Doch nicht nur mit dem Thema Familie geht das Magazin fragwürdig um. Compact ist dafür bekannt, Verschwörungstheorien zu verbreiten - etwa, dass Al-Qaida-Chef Osama bin Laden eigentlich CIA-Agent war. Darüber hinaus gilt das Heft als rechtspopulistisch. In der Selbstdarstellung des Magazins werden Faschismus und Zionismus gleichgestellt und Konzentrationslager verharmlost: Wer diesen Begriff auf die deutsche Vergangenheit beschränke, werde die Realität von Abu Ghraib und Guantanamo nicht beschreiben können, heißt es da etwa. Und weiter: "Wer vom 'Zionismus' nicht reden darf, muss auch vom Faschismus schweigen. Aber wir bei Compact lassen uns den Mund nicht verbieten."

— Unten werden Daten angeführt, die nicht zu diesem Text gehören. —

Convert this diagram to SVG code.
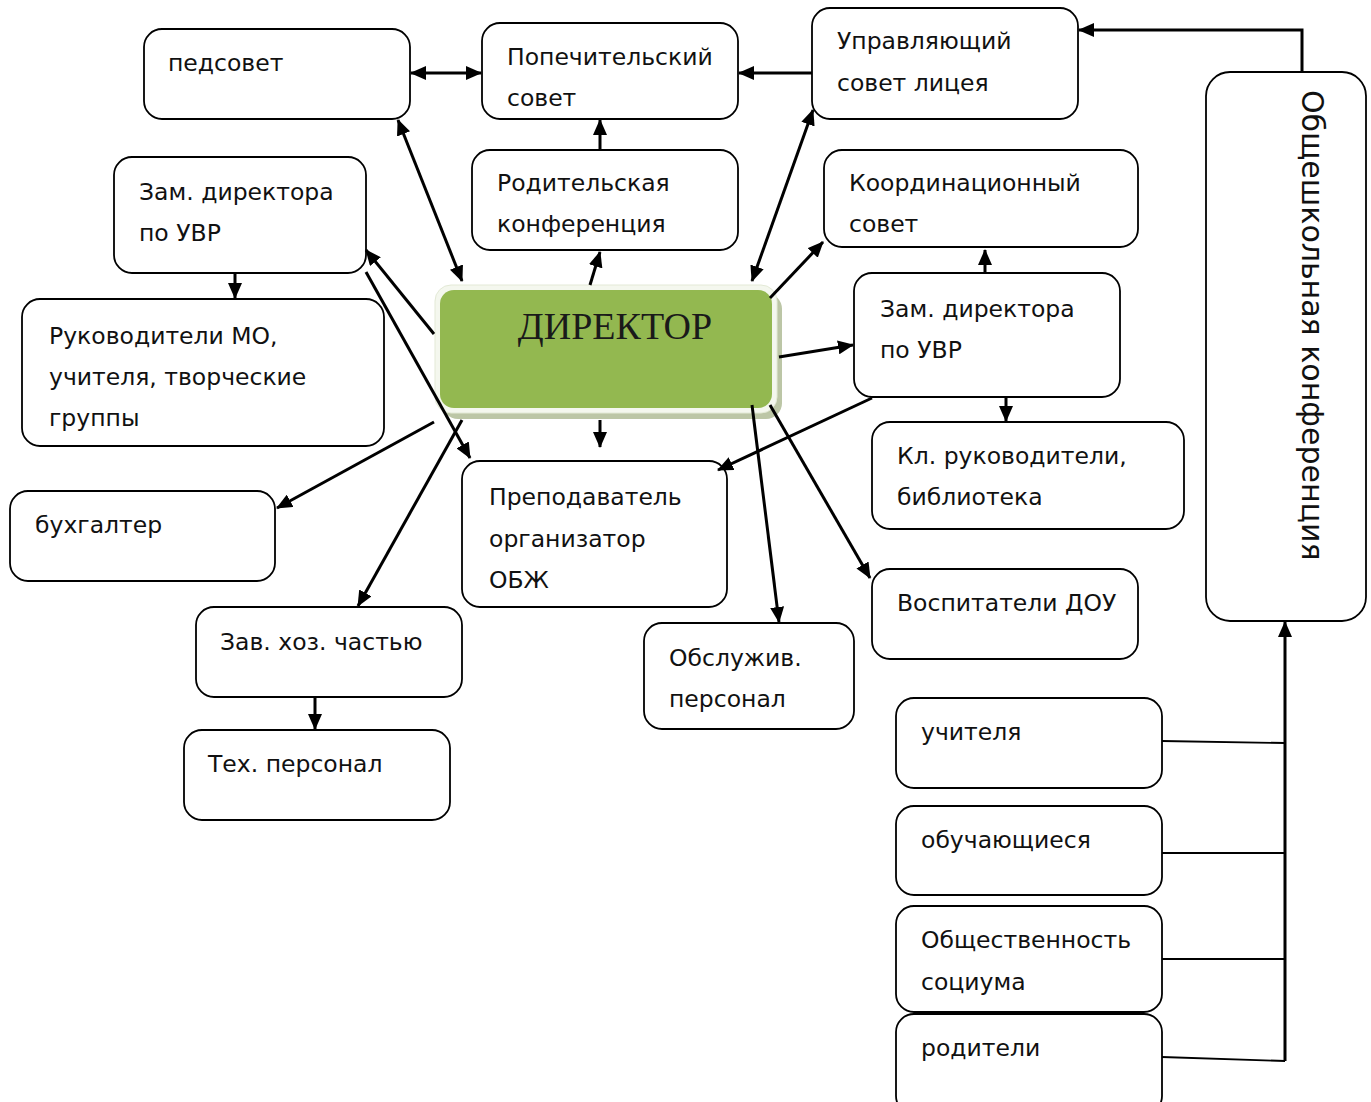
<svg xmlns="http://www.w3.org/2000/svg" width="1371" height="1102" viewBox="0 0 1371 1102">
<defs>
<marker id="ah" markerUnits="userSpaceOnUse" markerWidth="16" markerHeight="14" refX="15" refY="7" orient="auto-start-reverse"><path d="M0,0 L16,7 L0,14 z" fill="#000"/></marker>
<style>
.box{fill:#fff;stroke:#000;stroke-width:1.8}
.t{font-family:"DejaVu Sans",Verdana,sans-serif;font-size:23.5px;fill:#111}
.c{fill:none;stroke:#000;stroke-width:3}
.a{marker-end:url(#ah)}
.b{marker-start:url(#ah);marker-end:url(#ah)}
.thin{fill:none;stroke:#000;stroke-width:1.8}
</style>
</defs>
<rect width="1371" height="1102" fill="#fff"/>
<g id="n-pedsovet"><rect class="box" x="144" y="29" width="266" height="90" rx="18"/><text class="t" x="168" y="71">педсовет</text></g>
<g id="n-popech"><rect class="box" x="482" y="23" width="256" height="96" rx="18"/><text class="t" x="507" y="65">Попечительский</text><text class="t" x="507" y="106">совет</text></g>
<g id="n-upravl"><rect class="box" x="812" y="8" width="266" height="111" rx="18"/><text class="t" x="837" y="49">Управляющий</text><text class="t" x="837" y="91">совет лицея</text></g>
<g id="n-zam-left"><rect class="box" x="114" y="157" width="252" height="116" rx="18"/><text class="t" x="139" y="200">Зам. директора</text><text class="t" x="139" y="241">по УВР</text></g>
<g id="n-rodit"><rect class="box" x="472" y="150" width="266" height="100" rx="18"/><text class="t" x="497" y="191">Родительская</text><text class="t" x="497" y="232">конференция</text></g>
<g id="n-koord"><rect class="box" x="824" y="150" width="314" height="97" rx="18"/><text class="t" x="849" y="191">Координационный</text><text class="t" x="849" y="232">совет</text></g>
<g id="n-ruk"><rect class="box" x="22" y="299" width="362" height="147" rx="18"/><text class="t" x="49" y="344">Руководители МО,</text><text class="t" x="49" y="385">учителя, творческие</text><text class="t" x="49" y="426">группы</text></g>
<g id="n-zam-right"><rect class="box" x="854" y="273" width="266" height="124" rx="18"/><text class="t" x="880" y="317">Зам. директора</text><text class="t" x="880" y="358">по УВР</text></g>
<g id="n-kl"><rect class="box" x="872" y="422" width="312" height="107" rx="18"/><text class="t" x="897" y="464">Кл. руководители,</text><text class="t" x="897" y="505">библиотека</text></g>
<g id="n-buh"><rect class="box" x="10" y="491" width="265" height="90" rx="18"/><text class="t" x="35" y="533">бухгалтер</text></g>
<g id="n-prep"><rect class="box" x="462" y="461" width="265" height="146" rx="18"/><text class="t" x="489" y="505">Преподаватель</text><text class="t" x="489" y="547">организатор</text><text class="t" x="489" y="588">ОБЖ</text></g>
<g id="n-vosp"><rect class="box" x="872" y="569" width="266" height="90" rx="18"/><text class="t" x="897" y="611">Воспитатели ДОУ</text></g>
<g id="n-zavhoz"><rect class="box" x="196" y="607" width="266" height="90" rx="18"/><text class="t" x="220" y="650">Зав. хоз. частью</text></g>
<g id="n-obsl"><rect class="box" x="644" y="623" width="210" height="106" rx="18"/><text class="t" x="669" y="666">Обслужив.</text><text class="t" x="669" y="707">персонал</text></g>
<g id="n-teh"><rect class="box" x="184" y="730" width="266" height="90" rx="18"/><text class="t" x="208" y="772">Тех. персонал</text></g>
<g id="n-uchit"><rect class="box" x="896" y="698" width="266" height="90" rx="18"/><text class="t" x="921" y="740">учителя</text></g>
<g id="n-obuch"><rect class="box" x="896" y="806" width="266" height="89" rx="18"/><text class="t" x="921" y="848">обучающиеся</text></g>
<g id="n-obsh"><rect class="box" x="896" y="906" width="266" height="106" rx="18"/><text class="t" x="921" y="948">Общественность</text><text class="t" x="921" y="990">социума</text></g>
<g id="n-rodi"><rect class="box" x="896" y="1014" width="266" height="100" rx="18"/><text class="t" x="921" y="1056">родители</text></g>
<g id="n-konf"><rect class="box" x="1206" y="72" width="160" height="549" rx="24"/><text font-family="DejaVu Sans,Verdana,sans-serif" font-size="30" fill="#111" transform="translate(1302,90) rotate(90)">Общешкольная конференция</text></g>
<g id="n-director">
<rect x="442" y="293" width="340" height="126" rx="16" fill="#bcc6a6"/>
<rect x="435" y="285" width="342" height="128" rx="16" fill="#f4f7ee" stroke="#e3e9d6" stroke-width="1"/>
<rect x="440" y="290" width="332" height="118" rx="14" fill="#93b850"/>
<text x="615" y="339" font-family="Liberation Serif,Times New Roman,serif" font-size="38" text-anchor="middle" fill="#1a1a1a">ДИРЕКТОР</text>
</g>
<g id="connectors">
<path class="c b" d="M411,73 L481,73"/>
<path class="c a" d="M812,73 L739,73"/>
<path class="c a" d="M1302,72 L1302,30 L1079,30" stroke-width="2.5"/>
<path class="c a" d="M600,150 L600,120"/>
<path class="c a" d="M590,285 L600,252"/>
<path class="c b" d="M462,281 L398,120"/>
<path class="c b" d="M752,281 L813,110"/>
<path class="c a" d="M770,298 L823,242"/>
<path class="c a" d="M985,272 L985,250"/>
<path class="c a" d="M779,357 L853,345"/>
<path class="c a" d="M1006,398 L1006,421"/>
<path class="c a" d="M872,398 L718,470"/>
<path class="c a" d="M752,405 L779,622"/>
<path class="c a" d="M770,405 L870,578"/>
<path class="c a" d="M600,420 L600,447"/>
<path class="c a" d="M434,334 L366,250"/>
<path class="c a" d="M366,272 L470,458"/>
<path class="c a" d="M235,273 L235,298"/>
<path class="c a" d="M434,422 L277,508"/>
<path class="c a" d="M462,420 L358,606"/>
<path class="c a" d="M315,697 L315,729"/>
<path class="c a" d="M1285,1061 L1285,622" stroke-width="2.5"/>
<path class="thin" d="M1162,741 L1285,743"/>
<path class="thin" d="M1162,853 L1285,853"/>
<path class="thin" d="M1162,959 L1285,959"/>
<path class="thin" d="M1162,1057 L1285,1061"/>
</g>
</svg>
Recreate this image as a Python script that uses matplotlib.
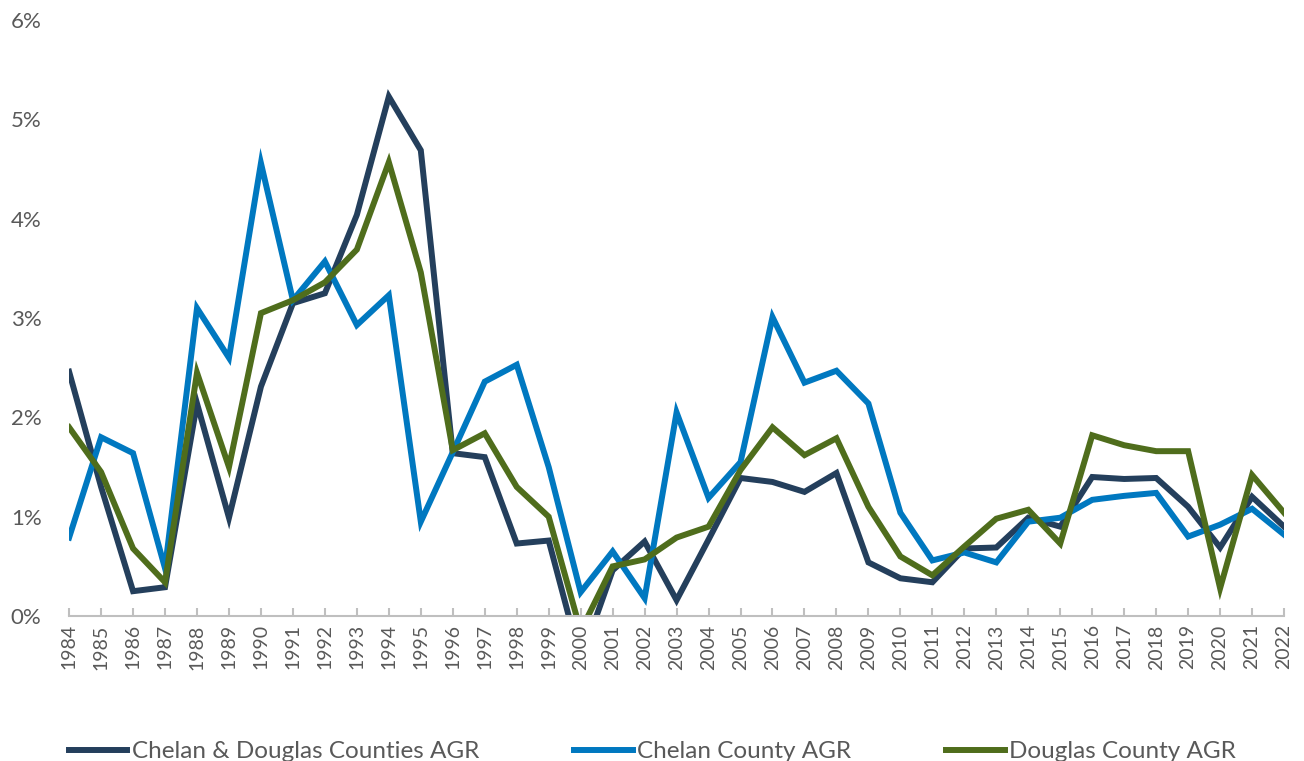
import matplotlib
matplotlib.use("Agg")
import matplotlib.pyplot as plt
from matplotlib.ticker import FuncFormatter

plt.rcParams['font.family'] = ['Lato', 'DejaVu Sans']

# annual growth rate (%)
years = list(range(1984, 2023))
both_counties = [2.46, 1.30, 0.25, 0.29, 2.14, 0.99, 2.31, 3.15, 3.25, 4.04,
                 5.23, 4.69, 1.64, 1.60, 0.73, 0.76, -0.45, 0.46, 0.75, 0.16,
                 0.77, 1.39, 1.35, 1.25, 1.44, 0.54, 0.38, 0.34, 0.68, 0.69,
                 0.99, 0.90, 1.40, 1.38, 1.39, 1.10, 0.69, 1.20, 0.90]
chelan = [0.79, 1.80, 1.64, 0.48, 3.10, 2.60, 4.56, 3.18, 3.57, 2.93,
          3.23, 0.95, 1.65, 2.36, 2.53, 1.50, 0.24, 0.65, 0.18, 2.05,
          1.19, 1.55, 3.01, 2.35, 2.47, 2.14, 1.04, 0.56, 0.64, 0.54,
          0.95, 0.99, 1.17, 1.21, 1.24, 0.80, 0.92, 1.08, 0.82]
douglas = [1.90, 1.45, 0.68, 0.34, 2.45, 1.50, 3.05, 3.18, 3.36, 3.69,
           4.57, 3.46, 1.67, 1.84, 1.30, 1.00, -0.15, 0.50, 0.57, 0.79,
           0.90, 1.47, 1.90, 1.62, 1.79, 1.10, 0.60, 0.41, 0.70, 0.98,
           1.07, 0.73, 1.82, 1.72, 1.66, 1.66, 0.28, 1.42, 1.04]

series_names = ["Chelan & Douglas Counties AGR", "Chelan County AGR", "Douglas County AGR"]
colors = ["#243f5c", "#0078c0", "#4f6d1c"]

fig = plt.figure(figsize=(13.04, 7.61), dpi=100)
ax = fig.add_axes([0.053, 0.1905, 0.9317, 0.783])

for vals, name, c in zip([both_counties, chelan, douglas], series_names, colors):
    ax.plot(years, vals, color=c, linewidth=4.3, label=name, solid_joinstyle='miter')

ax.set_xlim(1984, 2022)
ax.set_ylim(0, 6)
ax.set_yticks(range(0, 7))
ax.yaxis.set_major_formatter(FuncFormatter(lambda v, p: f"{int(v)}%"))
ax.set_xticks(years)
ax.set_xticklabels([str(y) for y in years], rotation=90)

for s in ["top", "right", "left"]:
    ax.spines[s].set_visible(False)
ax.spines["bottom"].set_color("#bfbfbf")
ax.spines["bottom"].set_linewidth(1.5)
ax.tick_params(axis="x", direction="in", length=6, width=1.5, color="#bfbfbf",
               labelsize=14, labelcolor="#595959", pad=6)
ax.tick_params(axis="y", length=0, labelsize=16, labelcolor="#595959", pad=42)
for lbl in ax.get_yticklabels():
    lbl.set_horizontalalignment("left")

fig.legend(loc="center left", bbox_to_anchor=(0.036, 0.012), ncol=3, frameon=False,
           fontsize=17.5, labelcolor="#595959", handlelength=2.4, handletextpad=0.2,
           columnspacing=3.9)

fig.savefig("out.png", dpi=100)
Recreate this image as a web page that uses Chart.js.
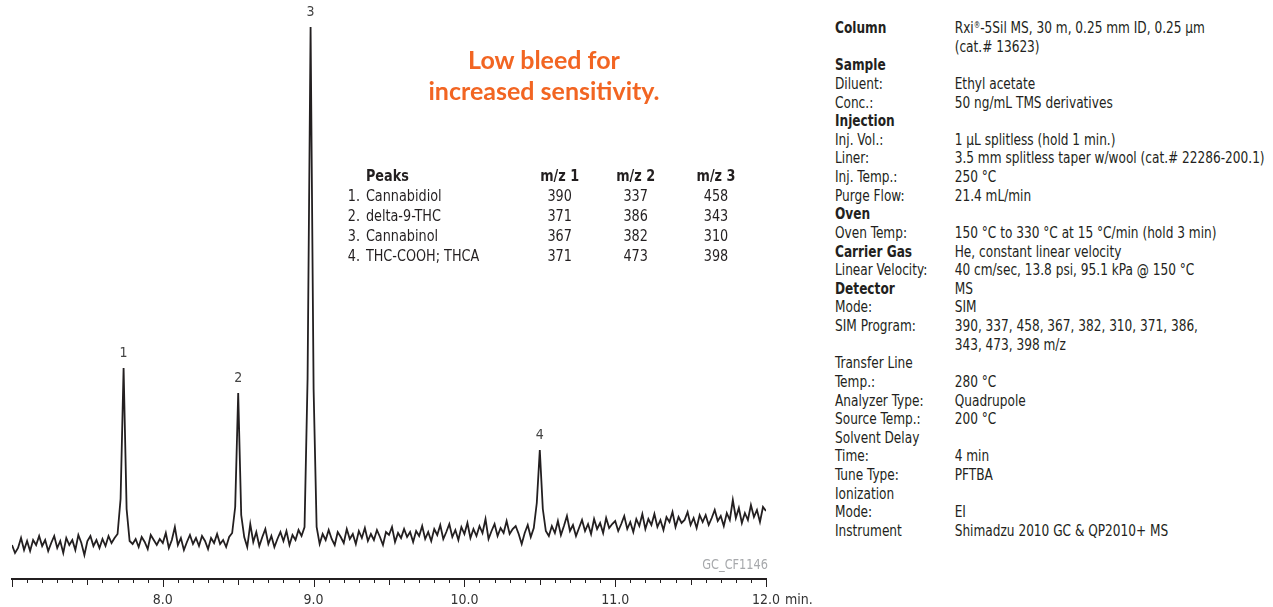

Bei der Vorstellung einer Probeausgabe im Jahr 2010 saß der Chefredakteur der Jungen Freiheit auf dem Podium. Da war auch die Rapperin Dee Ex, die ihre Musik als "patriotisch" beschreibt und von der rechtsextremen Zeitung Zuerst! porträtiert wurde.

Die Kritik ist natürlich eine Verschwörung

Besonders die Äußerungen von Chefredakteur Elsässer bringen das Magazin immer wieder in Verruf. Als Ex-Linker und Sympathisant des ehemaligen iranischen Präsidenten Mahmud Ahmadinedschad griff er in einem offenen Brief einen ZDF-Journalisten an. Dieser hatte in einem Kommentar kritisiert, dass Ahmadinedschad vor laufender Kamera den Holocaust leugnete: "Wenn einer den Holocaust rechtfertigt oder verharmlost, würde ich immer scharf dagegenhalten und dies selbstverständlich auch von anderen Journalisten erwarten. Etwas anderes ist, ob man einen Ausländer in seinem Land - das Interview fand in Teheran statt - deutschen Gesetzen unterwirft", schrieb Elsässer.

Hinter der aktuellen Kritik an der Konferenz vermutet der Chefredakteur - wie sollte es auch anders sein - eine Verschwörung. Auf seinem Blog hat er mittlerweile eine Erklärung veröffentlicht. Unter der Überschrift "Lobby-Agitation gegen Compact-Konferenz" schreibt er, eine "bestimmte Szene" habe es wohl nicht überwunden, dass die vergangene Konferenz ein so großer Erfolg gewesen sei. Damals konnten die Referenten relativ unbehelligt von Medien und Aktivisten sinnieren. In diesem Jahr wird das wohl anders sein.